India's Aggressive Six-Hour Cyber Incident Notification Requirement
Starting today, companies doing business in India must report cybersecurity incidents to the Indian government within six hours of being made aware of such incidents, one of the most aggressive notification timelines to date. The directive broadly defines “incidents” to include traditional data breaches, denial of service attacks, phishing attacks, and other events that may result in unauthorized access or disruption to electronic systems. Additionally, the directive broadly applies to almost any organization doing business in India.
Notwithstanding this broad requirement, the Indian Computer Emergency Response Team (CERT-In), which is the agency charged with cybersecurity, is specifically interested in cyber incidents that impact or could impact infrastructure inside India. For example, if a company headquartered in India suffers a cyber incident in another country that does not impact the Indian entity in any way, the reporting requirement would not apply. To facilitate this reporting requirement, CERT-In has published a lengthy Incident Reporting Form but has acknowledged in the directive’s FAQs that entities may only have limited information in their initial report, and may need to provide supplemental information at a later date..
The requirement is part of a new cybersecurity directive from the Indian government, which also imposes additional record retention requirements and requires entities to assist in CERT-In investigations into cyber incidents upon request. The directive requires companies to retain system logs, including firewall logs, proxy server logs, and application logs, for 180 days. In the event of a cyber incident impacting a company, or one of its partners or vendors, CERT-In may exercise compel disclosure of such logs.

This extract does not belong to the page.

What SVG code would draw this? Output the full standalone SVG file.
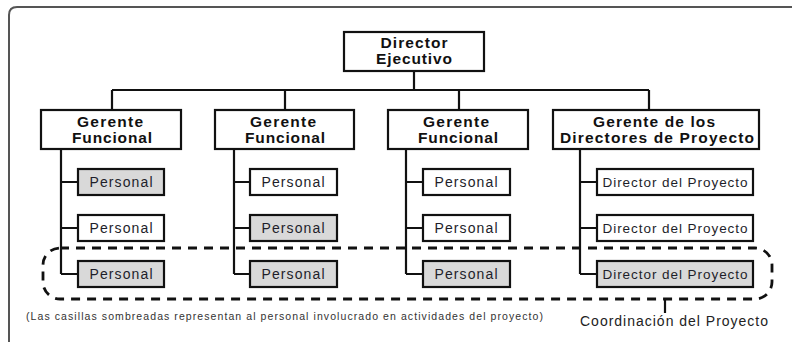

Additionally, data centers, cloud service providers, VPN providers, and similar entities must now report and maintain for five years certain information, including the names and contact information of its customers. Likewise, virtual asset providers are now required to maintain certain “Know Your Customer” data, which would allow them to reconstruct individual transactions. Finally, all covered entities must also synchronize their system clocks for their Indian operations with CERT-In’s systems.
The penalties for non-compliance with the new directive are fines up to one lakh of rupees, or approximately $1,300.00. The directive also allows for up to one year of jail time but does not indicate which employees or directors could be imprisoned or other details.
However, it is important to note that, in the past, CERT-In has not been aggressive in seeking penalties, and enforcement of any penalties would require CERT-In to petition the Indian courts to review the matter. Per the CERT-In FAQs associated with the directive, the power to enforce penalties will be “exercised reasonably and on occasions when the non-compliance is deliberate.”
Companies should consider both their own reporting obligations and those of any third-party partners. For example, if a service provider in India has a reportable incident, given the quick reporting window and broad applicability, it is possible that CERT-In could become aware of the incident and be able to access a company’s logs through their investigatory authority before the company is even aware of the incident. As a result, contractual and enforceable notification obligations between and among business partners, service providers, and vendors is essential.
In addition, companies that have a presence in India or that use service providers in India should consider the retention of breach counsel and forensics experts proactively so that they can quickly respond to any security incidents that arise.